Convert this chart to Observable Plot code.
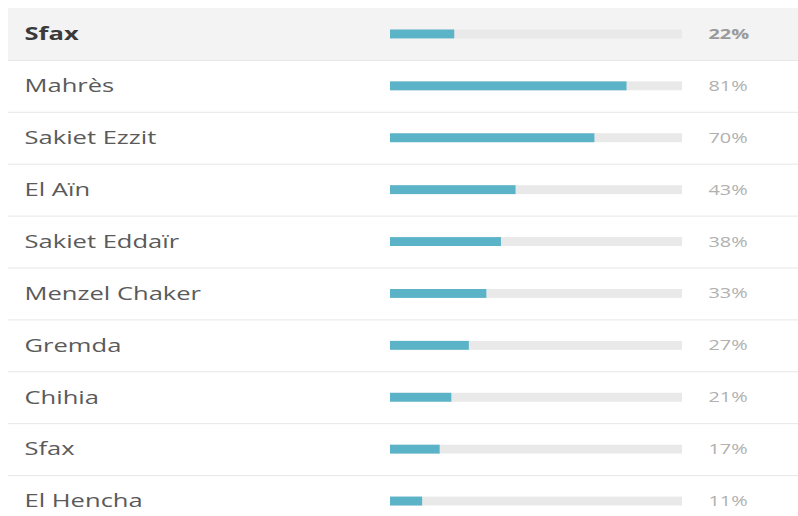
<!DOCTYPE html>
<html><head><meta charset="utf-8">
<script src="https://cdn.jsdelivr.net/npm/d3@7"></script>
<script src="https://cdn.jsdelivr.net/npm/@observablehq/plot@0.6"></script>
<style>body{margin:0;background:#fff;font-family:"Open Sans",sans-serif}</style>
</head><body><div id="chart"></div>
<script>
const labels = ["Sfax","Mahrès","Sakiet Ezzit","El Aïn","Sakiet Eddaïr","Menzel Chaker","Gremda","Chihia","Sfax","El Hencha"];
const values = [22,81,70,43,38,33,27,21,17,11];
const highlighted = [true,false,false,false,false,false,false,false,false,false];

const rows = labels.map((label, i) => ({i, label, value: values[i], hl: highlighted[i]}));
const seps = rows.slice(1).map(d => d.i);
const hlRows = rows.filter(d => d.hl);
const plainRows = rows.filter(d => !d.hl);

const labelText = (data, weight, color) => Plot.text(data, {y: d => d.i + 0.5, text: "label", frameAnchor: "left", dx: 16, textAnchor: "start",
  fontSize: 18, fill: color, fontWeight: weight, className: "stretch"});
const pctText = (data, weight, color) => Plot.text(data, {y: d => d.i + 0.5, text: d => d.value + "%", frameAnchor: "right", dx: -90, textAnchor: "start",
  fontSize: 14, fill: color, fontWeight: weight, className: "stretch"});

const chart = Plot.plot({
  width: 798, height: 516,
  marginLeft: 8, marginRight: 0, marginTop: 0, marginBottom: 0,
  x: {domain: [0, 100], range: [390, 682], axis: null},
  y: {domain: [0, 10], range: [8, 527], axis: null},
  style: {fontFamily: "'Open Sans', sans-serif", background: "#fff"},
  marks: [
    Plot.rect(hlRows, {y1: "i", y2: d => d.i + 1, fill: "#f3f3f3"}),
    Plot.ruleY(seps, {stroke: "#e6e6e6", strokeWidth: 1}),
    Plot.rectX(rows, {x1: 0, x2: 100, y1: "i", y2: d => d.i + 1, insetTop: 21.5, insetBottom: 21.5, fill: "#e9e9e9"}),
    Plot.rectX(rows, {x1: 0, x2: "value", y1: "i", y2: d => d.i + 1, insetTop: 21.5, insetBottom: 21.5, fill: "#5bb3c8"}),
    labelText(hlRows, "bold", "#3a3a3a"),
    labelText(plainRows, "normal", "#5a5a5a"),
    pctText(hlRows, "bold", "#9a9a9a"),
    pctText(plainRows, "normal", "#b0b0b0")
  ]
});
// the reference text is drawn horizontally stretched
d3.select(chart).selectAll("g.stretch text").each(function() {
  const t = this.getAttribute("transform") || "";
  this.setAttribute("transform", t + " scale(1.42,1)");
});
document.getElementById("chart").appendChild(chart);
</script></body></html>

What is required: From start to finish, output the listing exactly, but omit its pictures.

Full solution:
Convert this chart to Observable Plot code.
<!DOCTYPE html>
<html><head><meta charset="utf-8">
<script src="https://cdn.jsdelivr.net/npm/d3@7"></script>
<script src="https://cdn.jsdelivr.net/npm/@observablehq/plot@0.6"></script>
<style>body{margin:0;background:#fff;font-family:"Open Sans",sans-serif}</style>
</head><body><div id="chart"></div>
<script>
const labels = ["Sfax","Mahrès","Sakiet Ezzit","El Aïn","Sakiet Eddaïr","Menzel Chaker","Gremda","Chihia","Sfax","El Hencha"];
const values = [22,81,70,43,38,33,27,21,17,11];
const highlighted = [true,false,false,false,false,false,false,false,false,false];

const rows = labels.map((label, i) => ({i, label, value: values[i], hl: highlighted[i]}));
const seps = rows.slice(1).map(d => d.i);
const hlRows = rows.filter(d => d.hl);
const plainRows = rows.filter(d => !d.hl);

const labelText = (data, weight, color) => Plot.text(data, {y: d => d.i + 0.5, text: "label", frameAnchor: "left", dx: 16, textAnchor: "start",
  fontSize: 18, fill: color, fontWeight: weight, className: "stretch"});
const pctText = (data, weight, color) => Plot.text(data, {y: d => d.i + 0.5, text: d => d.value + "%", frameAnchor: "right", dx: -90, textAnchor: "start",
  fontSize: 14, fill: color, fontWeight: weight, className: "stretch"});

const chart = Plot.plot({
  width: 798, height: 516,
  marginLeft: 8, marginRight: 0, marginTop: 0, marginBottom: 0,
  x: {domain: [0, 100], range: [390, 682], axis: null},
  y: {domain: [0, 10], range: [8, 527], axis: null},
  style: {fontFamily: "'Open Sans', sans-serif", background: "#fff"},
  marks: [
    Plot.rect(hlRows, {y1: "i", y2: d => d.i + 1, fill: "#f3f3f3"}),
    Plot.ruleY(seps, {stroke: "#e6e6e6", strokeWidth: 1}),
    Plot.rectX(rows, {x1: 0, x2: 100, y1: "i", y2: d => d.i + 1, insetTop: 21.5, insetBottom: 21.5, fill: "#e9e9e9"}),
    Plot.rectX(rows, {x1: 0, x2: "value", y1: "i", y2: d => d.i + 1, insetTop: 21.5, insetBottom: 21.5, fill: "#5bb3c8"}),
    labelText(hlRows, "bold", "#3a3a3a"),
    labelText(plainRows, "normal", "#5a5a5a"),
    pctText(hlRows, "bold", "#9a9a9a"),
    pctText(plainRows, "normal", "#b0b0b0")
  ]
});
// the reference text is drawn horizontally stretched
d3.select(chart).selectAll("g.stretch text").each(function() {
  const t = this.getAttribute("transform") || "";
  this.setAttribute("transform", t + " scale(1.42,1)");
});
document.getElementById("chart").appendChild(chart);
</script></body></html>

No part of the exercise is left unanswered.